Alex Ross has given a list of classical CDs that would be good for starting a collection. He has several caveats at the beginning, which I will try to obey while picking a major nit. One of his caveats is that he picked cheaper recordings, so that all 10 would cost only about $150. This is a good criterion, as long as it isn't used to justify really crappy recordings. He also makes clear that this isn't a best recordings of all time list, or a must have list, just a good list for getting started. Fair enough.

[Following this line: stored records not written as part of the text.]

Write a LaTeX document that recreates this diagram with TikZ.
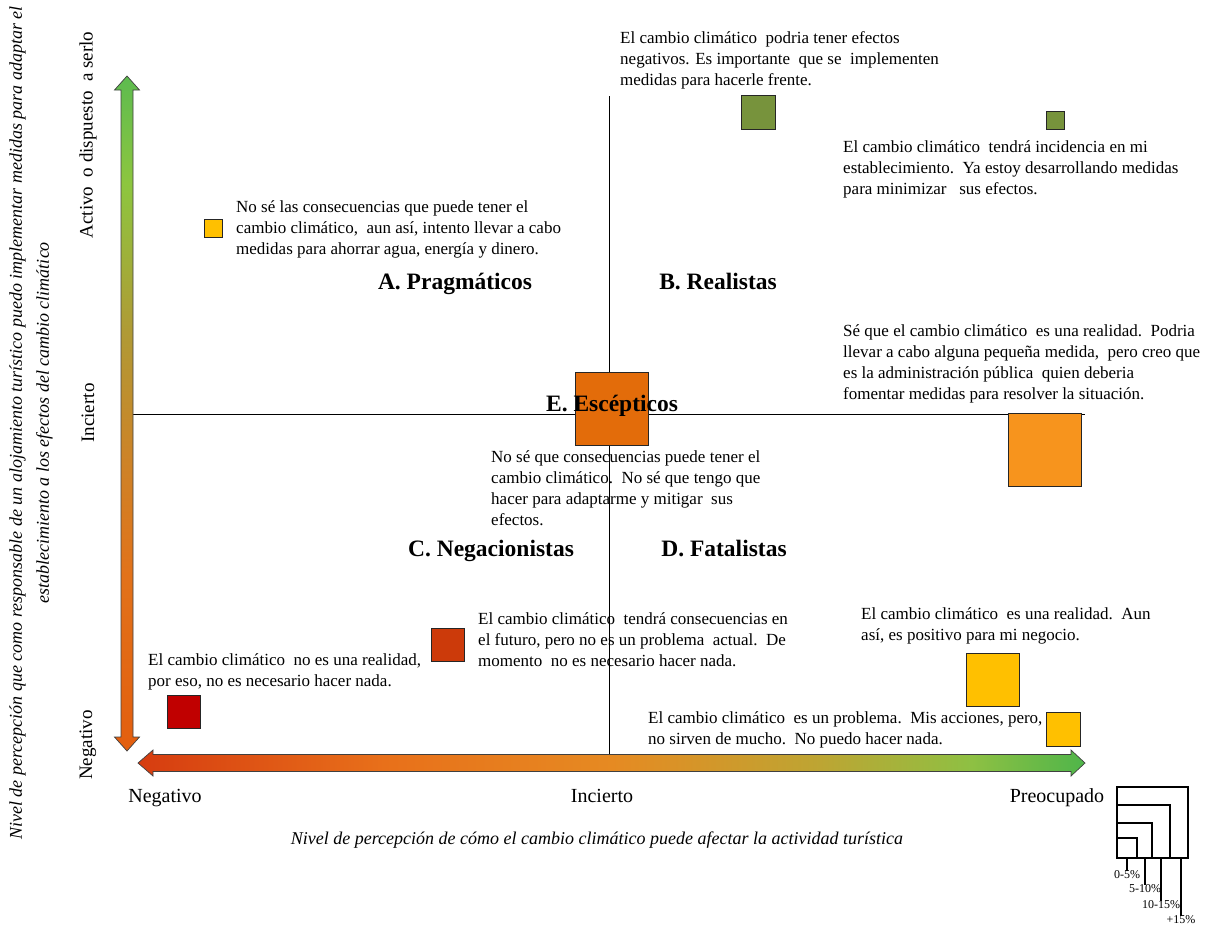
\documentclass[tikz,border=0pt]{standalone}
\usepackage{fontspec}
\setmainfont{Liberation Serif}
\usetikzlibrary{positioning}

% square fills
\definecolor{olivegreen}{HTML}{77933C}
\definecolor{goldyellow}{HTML}{FFC000}
\definecolor{burntorange}{HTML}{E36C0A}
\definecolor{lightorange}{HTML}{F7941D}
\definecolor{brickred}{HTML}{CC3A0A}
\definecolor{darkred}{HTML}{C00000}
\definecolor{arrowedge}{HTML}{404040}

% axis gradients
\definecolor{gA}{HTML}{5DBB4F}
\definecolor{gB}{HTML}{8DC63F}
\definecolor{gC}{HTML}{B09A35}
\definecolor{gM}{HTML}{CC8428}
\definecolor{gD}{HTML}{E2721A}
\definecolor{gE}{HTML}{E35E0E}
\definecolor{hA}{HTML}{D63C10}
\definecolor{hB}{HTML}{E8701A}
\definecolor{hC}{HTML}{E68A22}
\definecolor{hD}{HTML}{BDA533}
\definecolor{hE}{HTML}{8EC043}
\definecolor{hF}{HTML}{4FB54A}

\pgfdeclareverticalshading{yaxisshade}{100bp}{%
  color(0bp)=(gE); color(25bp)=(gE); color(38bp)=(gD); color(47bp)=(gM);
  color(56bp)=(gC); color(67bp)=(gB); color(75bp)=(gA); color(100bp)=(gA)}
\pgfdeclarehorizontalshading{xaxisshade}{100bp}{%
  color(0bp)=(hA); color(25bp)=(hA); color(38bp)=(hB); color(50bp)=(hC);
  color(61bp)=(hD); color(69bp)=(hE); color(75bp)=(hF); color(100bp)=(hF)}

\newcommand{\twosp}{\hspace{0.5em}}
\newcommand{\threesp}{\hspace{0.75em}}

\begin{document}
\begin{tikzpicture}[x=1pt,y=-1pt,
    sq/.style={draw=black!85, line width=0.9pt, inner sep=0pt, minimum size=#1},
    legsq/.style={draw=black, line width=2pt, inner sep=0pt, minimum size=#1, anchor=south west},
    body/.style={font=\fontsize{17}{21}\selectfont, align=left, anchor=north west, inner sep=0pt},
    group/.style={font=\fontsize{23.5}{28}\selectfont\bfseries, inner sep=0pt, anchor=base},
    tick/.style={font=\fontsize{20}{24}\selectfont, inner sep=0pt, anchor=base},
    ytick/.style={font=\fontsize{19}{23}\selectfont, inner sep=0pt, rotate=90},
    title/.style={font=\fontsize{18}{27}\selectfont\itshape, inner sep=0pt, align=center},
    legtick/.style={font=\fontsize{12}{14}\selectfont, inner sep=0pt},
    quad/.style={draw=black, line width=0.9pt}]
\useasboundingbox (0,0) rectangle (1206,927);

% quadrant dividers
\coordinate (qtop) at (609,96);
\coordinate (qbot) at (609,754);
\coordinate (qleft) at (133,414);
\coordinate (qright) at (1085,414);
\draw[quad] (qtop) -- (qbot);
\draw[quad] (qleft) -- (qright);

% vertical axis: double block arrow, green (top) to orange (bottom)
\path[shading=yaxisshade, draw=arrowedge, line width=0.7pt]
  (121,90) -- (114.5,90) -- (127,76) -- (139.5,90) -- (133,90) --
  (133,737) -- (139.5,737) -- (127,751) -- (114.5,737) -- (121,737) -- cycle;

% horizontal axis: double block arrow, red (left) to green (right)
\path[shading=xaxisshade, draw=arrowedge, line width=0.7pt]
  (153,754.5) -- (153,750) -- (138,763) -- (153,776) -- (153,771.5) --
  (1071,771.5) -- (1071,776) -- (1085,763) -- (1071,750) -- (1071,754.5) -- cycle;

% category squares
\node[sq=18, fill=goldyellow] (sqA) at (213,228) {};
\node[sq=34, fill=olivegreen] (sqB1) at (758,112) {};
\node[sq=18, fill=olivegreen] (sqB2) at (1055,120) {};
\node[sq=73, fill=burntorange] (sqE) at (611.5,409) {};
\node[sq=73, fill=lightorange] (sqR) at (1044.5,449.5) {};
\node[sq=33, fill=brickred] (sqC) at (447.5,645) {};
\node[sq=33, fill=darkred] (sqN) at (184,711.5) {};
\node[sq=53, fill=goldyellow] (sqD1) at (992.5,679.5) {};
\node[sq=34, fill=goldyellow] (sqD2) at (1063,729.5) {};

% group labels
\node[group] (gA) at (455,289) {A. Pragmáticos};
\node[group] (gB) at (718,289) {B. Realistas};
\node[group] (gE) at (612,411) {E. Escépticos};
\node[group] (gC) at (491,556) {C. Negacionistas};
\node[group] (gD) at (724,556) {D. Fatalistas};

% statements
\node[body] (tB1) at (620,31) {El cambio climático\twosp podria tener efectos\\negativos. Es importante\twosp que se\twosp implementen\\medidas para hacerle frente.};
\node[body] (tB2) at (843,140) {El cambio climático\twosp tendrá incidencia en mi\\establecimiento.\twosp Ya estoy desarrollando medidas\\para minimizar\threesp sus efectos.};
\node[body] (tA) at (236,200) {No sé las consecuencias que puede tener el\\cambio climático,\twosp aun así, intento llevar a cabo\\medidas para ahorrar agua, energía y dinero.};
\node[body] (tR) at (843,324) {Sé que el cambio climático\twosp es una realidad.\twosp Podria\\llevar a cabo alguna pequeña medida,\twosp pero creo que\\es la administración pública\twosp quien deberia\\fomentar medidas para resolver la situación.};
\node[body] (tE) at (491,450) {No sé que consecuencias puede tener el\\cambio climático.\twosp No sé que tengo que\\hacer para adaptarme y mitigar\twosp sus\\efectos.};
\node[body] (tC) at (478,612) {El cambio climático\twosp tendrá consecuencias en\\el futuro, pero no es un problema\twosp actual.\twosp De\\momento\twosp no es necesario hacer nada.};
\node[body] (tN) at (148,653) {El cambio climático\twosp no es una realidad,\\por eso, no es necesario hacer nada.};
\node[body] (tD1) at (861,607) {El cambio climático\twosp es una realidad.\twosp Aun\\así, es positivo para mi negocio.};
\node[body] (tD2) at (648,711) {El cambio climático\twosp es un problema.\twosp Mis acciones, pero,\\no sirven de mucho.\twosp No puedo hacer nada.};

% axis values
\node[tick] (xneg) at (165,802) {Negativo};
\node[tick] (xinc) at (602,802) {Incierto};
\node[tick] (xpre) at (1057,802) {Preocupado};
\node[ytick] (yneg) at (88,745) {Negativo};
\node[ytick] (yinc) at (88,413) {Incierto};
\node[ytick] (yact) at (88,135) {Activo\twosp o dispuesto\twosp a serlo};

% axis titles
\node[title] (xtitle) at (597,840) {Nivel de percepción de cómo el cambio climático puede afectar la actividad turística};
\node[title, rotate=90] (ytitle) at (31,423) {Nivel de percepción que como responsable de un alojamiento turístico puedo implementar medidas para adaptar el\\establecimiento a los efectos del cambio climático};

% size key
\node[legsq=71] (k4) at (1116,859) {};
\node[legsq=53] (k3) at (1116,859) {};
\node[legsq=35] (k2) at (1116,859) {};
\node[legsq=20] (k1) at (1116,859) {};
\node[legtick] (l1) at (1127,875) {0-5\%};
\node[legtick] (l2) at (1145,889) {5-10\%};
\node[legtick] (l3) at (1161,905) {10-15\%};
\node[legtick] (l4) at (1181,920) {+15\%};
\draw[line width=1.2pt] (k1.south east -| l1.north) -- (l1.north);
\draw[line width=1.2pt] (k2.south east -| l2.north) -- (l2.north);
\draw[line width=1.2pt] (k3.south east -| l3.north) -- (l3.north);
\draw[line width=1.2pt] (k4.south east -| l4.north) -- (l4.north);
\end{tikzpicture}
\end{document}
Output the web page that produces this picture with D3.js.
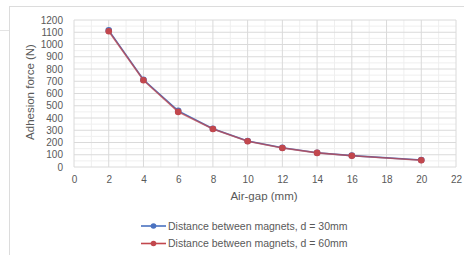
<!DOCTYPE html>
<html><head><meta charset="utf-8">
<script src="https://cdn.jsdelivr.net/npm/d3@7"></script>
<style>body{margin:0;background:#fff;}svg{display:block;}</style>
</head><body><svg id="c" width="464" height="255"></svg>
<script>
const airGap = [2, 4, 6, 8, 10, 12, 14, 16, 20];
const force30 = [1115, 712, 458, 312, 212, 157, 116, 93, 57];
const force60 = [1108, 708, 450, 310, 210, 155, 115, 92, 55];
const seriesNames = ["Distance between magnets, d = 30mm", "Distance between magnets, d = 60mm"];
const xTicks = [0, 2, 4, 6, 8, 10, 12, 14, 16, 18, 20, 22];
const yTicks = [0, 100, 200, 300, 400, 500, 600, 700, 800, 900, 1000, 1100, 1200];
const colors = ["#4a72c0", "#c2474d"];

const svg = d3.select("#c");
const font = "Arial, 'Liberation Sans', sans-serif";
const L = 74, R = 456, T = 20, B = 167;
const x = d3.scaleLinear().domain([0, 22]).range([L, R]);
const y = d3.scaleLinear().domain([0, 1200]).range([B, T]);

// outer frame
svg.append("rect").attr("x", 9.5).attr("y", 6.5).attr("width", 460).attr("height", 260)
  .attr("fill", "none").attr("stroke", "#dcdcdc");
svg.append("line").attr("x1", 0).attr("x2", 9).attr("y1", 30.5).attr("y2", 30.5).attr("stroke", "#e4e4e4");

// minor grid
const g = svg.append("g");
g.selectAll(".mx").data(d3.range(1, 22, 2)).join("line")
  .attr("x1", d => x(d)).attr("x2", d => x(d)).attr("y1", T).attr("y2", B)
  .attr("stroke", "#efefef");
g.selectAll(".my").data(d3.range(50, 1200, 100)).join("line")
  .attr("x1", L).attr("x2", R).attr("y1", d => y(d)).attr("y2", d => y(d))
  .attr("stroke", "#efefef");
// major grid
g.selectAll(".gx").data(xTicks).join("line")
  .attr("x1", d => x(d)).attr("x2", d => x(d)).attr("y1", T).attr("y2", B)
  .attr("stroke", "#dadada");
g.selectAll(".gy").data(yTicks).join("line")
  .attr("x1", L).attr("x2", R).attr("y1", d => y(d)).attr("y2", d => y(d))
  .attr("stroke", "#dadada");

// axes labels
const xa = svg.append("g").attr("transform", `translate(0,${B})`)
  .call(d3.axisBottom(x).tickValues(xTicks).tickFormat(d3.format("d")).tickSize(0).tickPadding(9));
const ya = svg.append("g").attr("transform", `translate(${L},0)`)
  .call(d3.axisLeft(y).tickValues(yTicks).tickFormat(d3.format("d")).tickSize(0).tickPadding(11));
[xa, ya].forEach(a => {
  a.select(".domain").remove();
  a.selectAll("text").attr("fill", "#595959").style("font-family", font).style("font-size", "10px");
});

svg.append("text").attr("x", 264).attr("y", 200).attr("text-anchor", "middle")
  .attr("fill", "#595959").style("font-family", font).style("font-size", "11.5px").text("Air-gap (mm)");
svg.append("text").attr("transform", "translate(34,92) rotate(-90)").attr("text-anchor", "middle")
  .attr("fill", "#595959").style("font-family", font).style("font-size", "11.5px").text("Adhesion force (N)");

// series
const line = d3.line().x(d => x(d[0])).y(d => y(d[1]));
[force30, force60].forEach((vals, i) => {
  const pts = airGap.map((a, k) => [a, vals[k]]);
  svg.append("path").datum(pts).attr("d", line).attr("fill", "none")
    .attr("stroke", colors[i]).attr("stroke-width", 1.6).attr("opacity", i === 1 ? 0.75 : 1);
  svg.selectAll(".p" + i).data(pts).join("circle")
    .attr("cx", d => x(d[0])).attr("cy", d => y(d[1])).attr("r", 3.3).attr("fill", colors[i]);
});

// legend
const leg = svg.append("g");
seriesNames.forEach((n, i) => {
  const yy = 226 + i * 17.5;
  leg.append("line").attr("x1", 141).attr("x2", 166).attr("y1", yy).attr("y2", yy)
    .attr("stroke", colors[i]).attr("stroke-width", 1.6);
  leg.append("circle").attr("cx", 153.5).attr("cy", yy).attr("r", 2.8).attr("fill", colors[i]);
  leg.append("text").attr("x", 168).attr("y", yy + 3.6).attr("fill", "#595959")
    .style("font-family", font).style("font-size", "10.5px").text(n);
});
</script></body></html>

But please, not the Gilbert Kaplan recording of Mahler's Second Symphony! For those that don't know, Gilbert Kaplan is an investment banker who developed a passion for Mahler, specifically his Second Symphony. Kaplan has never studied conducting or musicology seriously, but tries to apply both disciplines in his performances of Mahler. His recording comes with copious letters, notes, and justifications for his choices of bells, antiphonal brass choirs, etc, that show a well-meaning yet poorly trained musician. Kaplan's recording with the London Symphony was the first exposure I had to Mahler's Second, and I immediately hated it. I figured for a long time that this was just a bad symphony, not on par with his Third and Fifth symphonies (the others that I knew). Finally, when preparing for an orchestral audition that called for several excerpts from the Second, I borrowed some other recordings, including Simon Rattle's beautiful rendition. I found out that the Second was not the musical equivalent of an angst-ridden, hormone-crazed teenager, but had true beauty and substance.
Maybe Alex recommended this CD because it comes with a score, and does include some interesting background about the symphony. But I don't think that can justify picking such a naive performance over many other lovely interpretations.